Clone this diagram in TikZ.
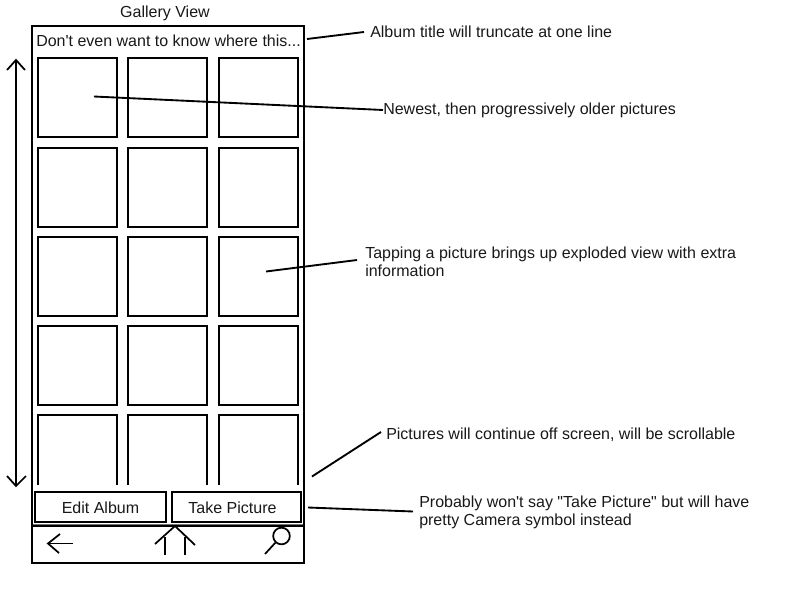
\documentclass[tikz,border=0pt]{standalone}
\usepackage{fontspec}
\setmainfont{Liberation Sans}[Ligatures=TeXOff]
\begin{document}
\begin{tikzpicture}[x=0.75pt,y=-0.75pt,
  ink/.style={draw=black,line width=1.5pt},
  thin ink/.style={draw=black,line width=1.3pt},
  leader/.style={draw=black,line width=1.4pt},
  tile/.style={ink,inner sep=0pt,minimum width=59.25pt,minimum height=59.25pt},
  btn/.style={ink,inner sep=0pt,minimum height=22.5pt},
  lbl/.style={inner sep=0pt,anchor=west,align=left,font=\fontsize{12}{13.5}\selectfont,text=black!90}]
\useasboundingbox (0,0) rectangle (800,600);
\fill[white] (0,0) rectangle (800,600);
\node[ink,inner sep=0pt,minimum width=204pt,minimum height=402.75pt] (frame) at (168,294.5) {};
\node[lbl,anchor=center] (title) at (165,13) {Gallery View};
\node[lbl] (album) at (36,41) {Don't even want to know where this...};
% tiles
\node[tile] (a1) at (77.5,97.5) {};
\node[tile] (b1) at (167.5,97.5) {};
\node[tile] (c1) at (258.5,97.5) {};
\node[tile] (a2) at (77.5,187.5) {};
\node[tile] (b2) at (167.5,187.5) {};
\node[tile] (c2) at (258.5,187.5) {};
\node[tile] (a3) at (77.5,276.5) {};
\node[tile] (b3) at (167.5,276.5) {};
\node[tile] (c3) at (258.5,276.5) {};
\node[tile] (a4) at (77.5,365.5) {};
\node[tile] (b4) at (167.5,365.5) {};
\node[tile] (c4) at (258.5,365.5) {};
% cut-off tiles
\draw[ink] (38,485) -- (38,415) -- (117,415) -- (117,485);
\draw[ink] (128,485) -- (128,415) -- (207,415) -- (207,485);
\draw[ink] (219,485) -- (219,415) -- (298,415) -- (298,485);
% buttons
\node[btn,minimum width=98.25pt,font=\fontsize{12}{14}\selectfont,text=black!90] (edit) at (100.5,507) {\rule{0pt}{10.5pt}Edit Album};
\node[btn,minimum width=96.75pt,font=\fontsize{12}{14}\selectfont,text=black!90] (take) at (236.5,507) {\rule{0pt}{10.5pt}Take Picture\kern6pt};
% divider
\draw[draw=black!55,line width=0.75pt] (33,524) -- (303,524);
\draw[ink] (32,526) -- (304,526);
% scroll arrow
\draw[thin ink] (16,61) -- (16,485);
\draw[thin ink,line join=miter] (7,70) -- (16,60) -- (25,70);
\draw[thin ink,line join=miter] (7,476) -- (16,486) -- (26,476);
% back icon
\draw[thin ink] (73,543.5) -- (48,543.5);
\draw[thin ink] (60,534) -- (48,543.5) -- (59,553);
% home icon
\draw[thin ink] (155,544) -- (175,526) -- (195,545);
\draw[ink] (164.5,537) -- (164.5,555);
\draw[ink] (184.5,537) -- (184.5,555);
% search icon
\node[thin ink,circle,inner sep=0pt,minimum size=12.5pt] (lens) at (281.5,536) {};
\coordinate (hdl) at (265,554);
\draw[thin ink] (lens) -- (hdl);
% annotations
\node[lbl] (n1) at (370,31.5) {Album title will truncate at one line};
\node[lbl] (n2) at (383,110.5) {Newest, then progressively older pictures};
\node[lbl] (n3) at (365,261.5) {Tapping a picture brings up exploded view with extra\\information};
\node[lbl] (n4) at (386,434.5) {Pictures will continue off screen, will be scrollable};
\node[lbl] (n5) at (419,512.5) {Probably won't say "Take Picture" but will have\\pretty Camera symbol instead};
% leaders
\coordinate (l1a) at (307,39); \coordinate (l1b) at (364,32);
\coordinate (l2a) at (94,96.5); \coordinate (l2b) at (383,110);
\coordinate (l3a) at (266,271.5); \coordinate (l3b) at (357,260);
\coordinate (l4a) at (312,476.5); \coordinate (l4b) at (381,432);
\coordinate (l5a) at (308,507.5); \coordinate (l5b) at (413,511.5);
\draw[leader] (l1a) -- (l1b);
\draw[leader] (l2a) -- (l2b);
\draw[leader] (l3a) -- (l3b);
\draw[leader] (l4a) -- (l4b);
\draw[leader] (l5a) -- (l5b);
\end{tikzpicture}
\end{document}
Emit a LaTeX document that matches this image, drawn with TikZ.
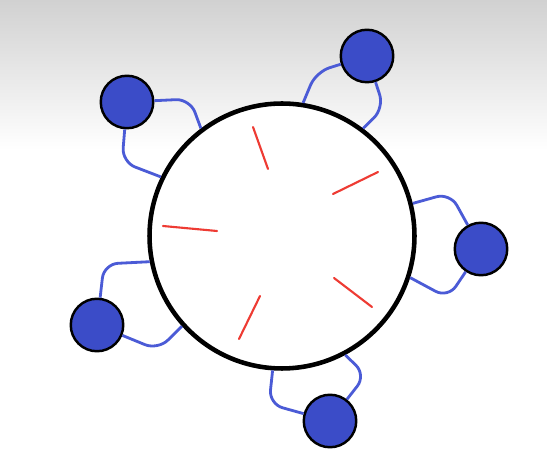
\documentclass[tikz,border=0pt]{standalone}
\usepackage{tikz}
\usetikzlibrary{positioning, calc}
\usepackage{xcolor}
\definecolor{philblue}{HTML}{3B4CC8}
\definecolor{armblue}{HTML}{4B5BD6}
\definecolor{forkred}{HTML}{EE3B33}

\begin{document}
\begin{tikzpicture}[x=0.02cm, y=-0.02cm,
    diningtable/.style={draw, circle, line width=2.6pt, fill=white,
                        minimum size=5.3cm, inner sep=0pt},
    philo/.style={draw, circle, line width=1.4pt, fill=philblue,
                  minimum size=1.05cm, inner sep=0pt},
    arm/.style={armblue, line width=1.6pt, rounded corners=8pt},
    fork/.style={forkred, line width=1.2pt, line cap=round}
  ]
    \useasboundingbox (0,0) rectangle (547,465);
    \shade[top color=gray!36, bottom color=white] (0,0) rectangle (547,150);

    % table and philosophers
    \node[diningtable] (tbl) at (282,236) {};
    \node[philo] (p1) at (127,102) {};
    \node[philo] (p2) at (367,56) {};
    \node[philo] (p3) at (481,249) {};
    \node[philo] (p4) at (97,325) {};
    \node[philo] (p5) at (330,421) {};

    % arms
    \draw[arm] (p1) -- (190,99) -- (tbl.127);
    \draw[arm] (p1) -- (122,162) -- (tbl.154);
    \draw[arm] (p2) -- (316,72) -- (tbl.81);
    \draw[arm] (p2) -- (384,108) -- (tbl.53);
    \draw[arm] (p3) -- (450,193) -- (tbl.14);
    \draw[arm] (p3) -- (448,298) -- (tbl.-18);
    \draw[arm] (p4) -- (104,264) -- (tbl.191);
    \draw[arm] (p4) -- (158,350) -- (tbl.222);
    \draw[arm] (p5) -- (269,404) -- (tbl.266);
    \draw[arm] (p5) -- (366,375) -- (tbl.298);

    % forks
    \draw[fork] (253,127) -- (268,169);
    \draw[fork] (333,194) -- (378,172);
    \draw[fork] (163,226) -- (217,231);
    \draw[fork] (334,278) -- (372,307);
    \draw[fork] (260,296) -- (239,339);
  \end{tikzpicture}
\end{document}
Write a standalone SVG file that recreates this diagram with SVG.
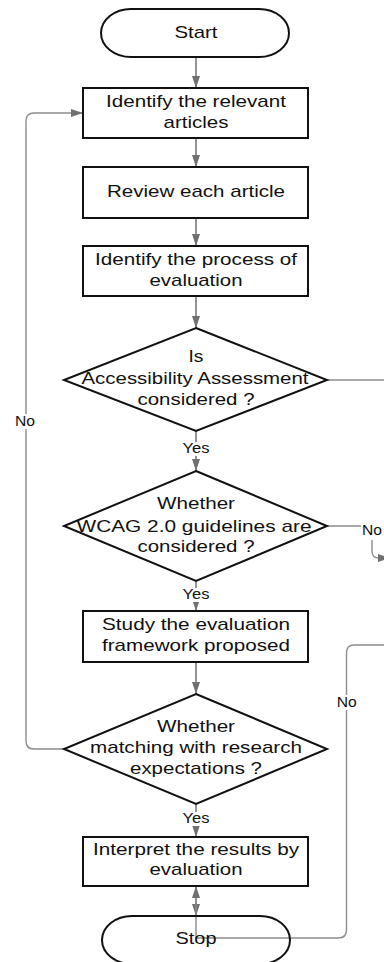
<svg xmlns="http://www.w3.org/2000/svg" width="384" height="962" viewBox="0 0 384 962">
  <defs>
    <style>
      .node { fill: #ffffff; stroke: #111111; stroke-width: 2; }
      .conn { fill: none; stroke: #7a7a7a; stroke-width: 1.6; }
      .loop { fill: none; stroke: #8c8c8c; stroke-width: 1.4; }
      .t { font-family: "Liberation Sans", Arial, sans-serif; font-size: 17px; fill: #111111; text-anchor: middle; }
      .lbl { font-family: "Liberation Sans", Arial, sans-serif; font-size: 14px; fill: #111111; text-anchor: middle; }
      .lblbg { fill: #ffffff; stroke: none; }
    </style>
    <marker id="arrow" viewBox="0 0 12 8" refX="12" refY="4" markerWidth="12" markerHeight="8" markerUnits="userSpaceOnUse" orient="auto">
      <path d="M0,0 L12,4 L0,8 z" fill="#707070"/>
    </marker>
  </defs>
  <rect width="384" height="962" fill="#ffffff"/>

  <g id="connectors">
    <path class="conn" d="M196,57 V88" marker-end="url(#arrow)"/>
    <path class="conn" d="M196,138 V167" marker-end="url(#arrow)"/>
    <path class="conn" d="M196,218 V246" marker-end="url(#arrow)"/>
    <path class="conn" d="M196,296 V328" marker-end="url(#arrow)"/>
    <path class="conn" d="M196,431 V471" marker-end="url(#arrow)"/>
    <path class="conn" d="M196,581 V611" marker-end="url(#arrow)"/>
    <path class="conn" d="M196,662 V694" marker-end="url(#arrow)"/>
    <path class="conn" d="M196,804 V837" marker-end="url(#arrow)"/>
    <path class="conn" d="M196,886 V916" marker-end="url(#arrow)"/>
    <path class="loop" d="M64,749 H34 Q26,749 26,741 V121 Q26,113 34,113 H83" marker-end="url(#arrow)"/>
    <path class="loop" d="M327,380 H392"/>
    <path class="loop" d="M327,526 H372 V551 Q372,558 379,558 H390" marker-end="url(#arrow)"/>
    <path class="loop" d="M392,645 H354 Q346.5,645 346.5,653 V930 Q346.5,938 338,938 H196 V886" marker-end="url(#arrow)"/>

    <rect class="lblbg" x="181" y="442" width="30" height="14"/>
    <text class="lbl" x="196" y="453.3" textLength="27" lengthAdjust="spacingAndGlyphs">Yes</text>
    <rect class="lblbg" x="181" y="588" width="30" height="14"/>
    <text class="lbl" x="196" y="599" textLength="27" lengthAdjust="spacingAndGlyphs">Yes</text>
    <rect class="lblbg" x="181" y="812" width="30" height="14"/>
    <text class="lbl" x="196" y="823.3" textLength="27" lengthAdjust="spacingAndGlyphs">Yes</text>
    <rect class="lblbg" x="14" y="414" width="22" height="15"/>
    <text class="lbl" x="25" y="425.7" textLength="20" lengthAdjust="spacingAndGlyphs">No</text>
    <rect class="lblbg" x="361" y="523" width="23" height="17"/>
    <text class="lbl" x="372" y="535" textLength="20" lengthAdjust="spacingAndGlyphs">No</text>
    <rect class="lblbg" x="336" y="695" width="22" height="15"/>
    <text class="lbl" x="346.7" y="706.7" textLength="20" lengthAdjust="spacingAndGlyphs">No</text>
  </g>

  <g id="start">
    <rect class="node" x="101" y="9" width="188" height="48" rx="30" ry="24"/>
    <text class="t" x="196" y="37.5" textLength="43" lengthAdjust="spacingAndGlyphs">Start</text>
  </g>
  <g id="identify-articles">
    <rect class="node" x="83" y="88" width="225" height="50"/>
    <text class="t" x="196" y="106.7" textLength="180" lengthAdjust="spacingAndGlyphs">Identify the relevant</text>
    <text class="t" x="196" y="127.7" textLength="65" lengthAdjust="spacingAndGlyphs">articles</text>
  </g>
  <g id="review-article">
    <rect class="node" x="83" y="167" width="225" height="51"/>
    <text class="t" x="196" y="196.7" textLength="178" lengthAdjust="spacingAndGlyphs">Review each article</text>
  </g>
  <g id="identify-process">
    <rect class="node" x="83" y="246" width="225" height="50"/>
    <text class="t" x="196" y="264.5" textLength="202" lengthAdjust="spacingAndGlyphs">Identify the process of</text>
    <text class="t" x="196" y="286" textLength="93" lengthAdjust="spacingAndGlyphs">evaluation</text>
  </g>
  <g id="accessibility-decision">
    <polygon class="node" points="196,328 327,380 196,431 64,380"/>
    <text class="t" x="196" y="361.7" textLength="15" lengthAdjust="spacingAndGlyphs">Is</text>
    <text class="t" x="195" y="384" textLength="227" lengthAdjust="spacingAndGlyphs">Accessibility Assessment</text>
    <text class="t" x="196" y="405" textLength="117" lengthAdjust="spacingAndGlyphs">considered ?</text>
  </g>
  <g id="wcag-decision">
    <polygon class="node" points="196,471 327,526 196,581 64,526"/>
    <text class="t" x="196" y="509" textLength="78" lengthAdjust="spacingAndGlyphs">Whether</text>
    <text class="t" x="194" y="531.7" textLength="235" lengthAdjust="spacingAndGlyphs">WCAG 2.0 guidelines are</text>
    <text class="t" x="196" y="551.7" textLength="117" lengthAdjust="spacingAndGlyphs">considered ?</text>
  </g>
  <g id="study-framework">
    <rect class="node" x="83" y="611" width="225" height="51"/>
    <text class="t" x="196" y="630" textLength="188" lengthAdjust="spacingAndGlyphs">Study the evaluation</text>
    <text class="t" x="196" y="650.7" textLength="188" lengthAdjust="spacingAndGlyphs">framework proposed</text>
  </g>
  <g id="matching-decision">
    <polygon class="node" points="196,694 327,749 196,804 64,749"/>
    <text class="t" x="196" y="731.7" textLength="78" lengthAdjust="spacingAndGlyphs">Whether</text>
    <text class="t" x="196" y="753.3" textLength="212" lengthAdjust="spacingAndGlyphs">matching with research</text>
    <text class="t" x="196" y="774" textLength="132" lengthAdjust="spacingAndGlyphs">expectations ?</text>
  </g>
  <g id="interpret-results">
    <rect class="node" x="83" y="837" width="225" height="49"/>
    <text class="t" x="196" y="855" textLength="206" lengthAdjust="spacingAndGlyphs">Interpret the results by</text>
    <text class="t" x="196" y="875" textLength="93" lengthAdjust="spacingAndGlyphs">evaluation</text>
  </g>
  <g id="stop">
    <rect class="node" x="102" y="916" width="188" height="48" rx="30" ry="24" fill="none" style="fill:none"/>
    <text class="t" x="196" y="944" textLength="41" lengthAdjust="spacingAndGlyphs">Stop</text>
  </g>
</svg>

**OBJECTIVE**
Go through the records line by line and count those containing the string "with". Give only the total.

**RIGHT ANSWER**
4